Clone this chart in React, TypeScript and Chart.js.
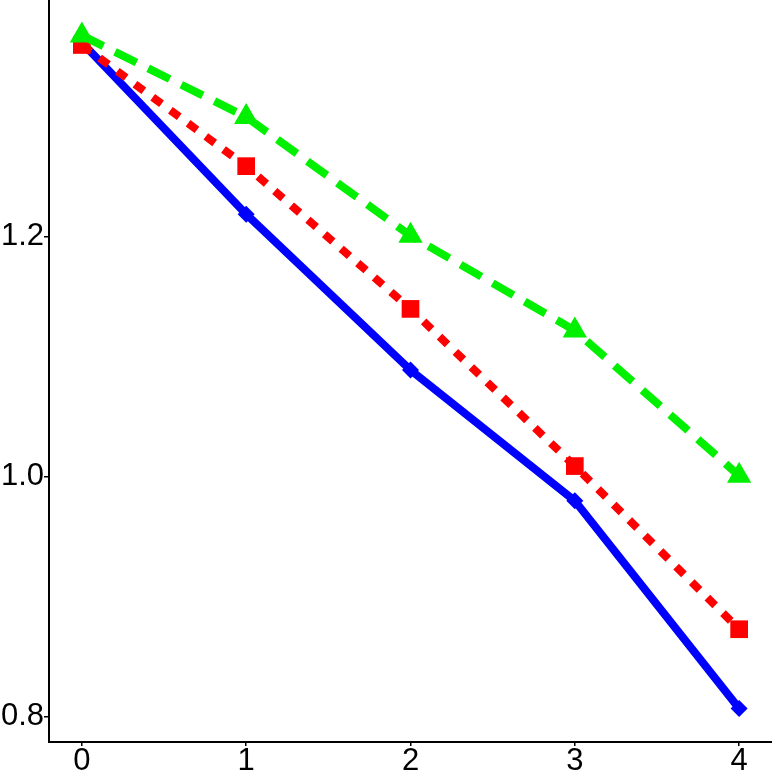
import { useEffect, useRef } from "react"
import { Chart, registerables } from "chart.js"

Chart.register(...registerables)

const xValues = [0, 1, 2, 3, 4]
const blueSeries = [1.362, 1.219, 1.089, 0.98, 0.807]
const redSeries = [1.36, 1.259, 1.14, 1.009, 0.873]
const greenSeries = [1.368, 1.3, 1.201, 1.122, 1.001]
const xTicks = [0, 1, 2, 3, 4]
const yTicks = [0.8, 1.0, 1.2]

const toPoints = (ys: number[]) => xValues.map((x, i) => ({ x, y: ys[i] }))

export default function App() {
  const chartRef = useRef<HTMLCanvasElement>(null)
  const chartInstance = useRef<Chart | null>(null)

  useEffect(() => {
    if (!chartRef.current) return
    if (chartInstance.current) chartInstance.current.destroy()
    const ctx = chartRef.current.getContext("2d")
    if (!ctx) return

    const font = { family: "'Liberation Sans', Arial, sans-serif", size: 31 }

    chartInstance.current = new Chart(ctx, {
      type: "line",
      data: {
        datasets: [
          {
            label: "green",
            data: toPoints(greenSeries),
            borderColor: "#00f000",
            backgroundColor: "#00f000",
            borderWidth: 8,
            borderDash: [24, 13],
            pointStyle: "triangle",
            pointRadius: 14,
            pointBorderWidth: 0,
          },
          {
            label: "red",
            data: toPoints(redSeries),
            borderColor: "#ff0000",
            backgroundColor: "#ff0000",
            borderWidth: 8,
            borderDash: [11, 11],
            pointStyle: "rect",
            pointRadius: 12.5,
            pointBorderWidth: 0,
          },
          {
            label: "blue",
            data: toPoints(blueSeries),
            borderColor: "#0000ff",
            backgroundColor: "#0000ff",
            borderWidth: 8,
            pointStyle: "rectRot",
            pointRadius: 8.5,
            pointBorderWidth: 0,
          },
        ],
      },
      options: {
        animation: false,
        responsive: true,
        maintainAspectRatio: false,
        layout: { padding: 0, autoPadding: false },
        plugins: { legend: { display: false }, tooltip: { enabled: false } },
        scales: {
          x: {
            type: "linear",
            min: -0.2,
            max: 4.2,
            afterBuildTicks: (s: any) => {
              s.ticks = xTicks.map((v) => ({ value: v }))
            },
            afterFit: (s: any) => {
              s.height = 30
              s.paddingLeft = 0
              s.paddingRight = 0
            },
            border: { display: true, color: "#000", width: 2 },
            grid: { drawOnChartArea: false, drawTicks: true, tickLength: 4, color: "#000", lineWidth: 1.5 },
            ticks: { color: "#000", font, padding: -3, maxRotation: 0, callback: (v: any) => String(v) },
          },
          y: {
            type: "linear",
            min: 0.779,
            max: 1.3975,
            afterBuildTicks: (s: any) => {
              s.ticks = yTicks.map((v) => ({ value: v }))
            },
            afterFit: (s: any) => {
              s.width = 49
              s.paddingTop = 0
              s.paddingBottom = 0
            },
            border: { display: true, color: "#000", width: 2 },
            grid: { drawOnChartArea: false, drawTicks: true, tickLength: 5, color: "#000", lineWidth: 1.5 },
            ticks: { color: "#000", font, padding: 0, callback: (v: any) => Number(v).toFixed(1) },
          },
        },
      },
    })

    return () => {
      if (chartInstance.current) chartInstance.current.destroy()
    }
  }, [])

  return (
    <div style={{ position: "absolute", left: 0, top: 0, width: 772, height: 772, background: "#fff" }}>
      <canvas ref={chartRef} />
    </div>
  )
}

· · · · · · ·

— Aim of the exercise —
Could the lines from the top of the material through the line with "const toPoints = (ys: number[])" be repeated exactly, pictures left out?

— Response to this task —
Clone this chart in React, TypeScript and Chart.js.
import { useEffect, useRef } from "react"
import { Chart, registerables } from "chart.js"

Chart.register(...registerables)

const xValues = [0, 1, 2, 3, 4]
const blueSeries = [1.362, 1.219, 1.089, 0.98, 0.807]
const redSeries = [1.36, 1.259, 1.14, 1.009, 0.873]
const greenSeries = [1.368, 1.3, 1.201, 1.122, 1.001]
const xTicks = [0, 1, 2, 3, 4]
const yTicks = [0.8, 1.0, 1.2]

const toPoints = (ys: number[]) => xValues.map((x, i) => ({ x, y: ys[i] }))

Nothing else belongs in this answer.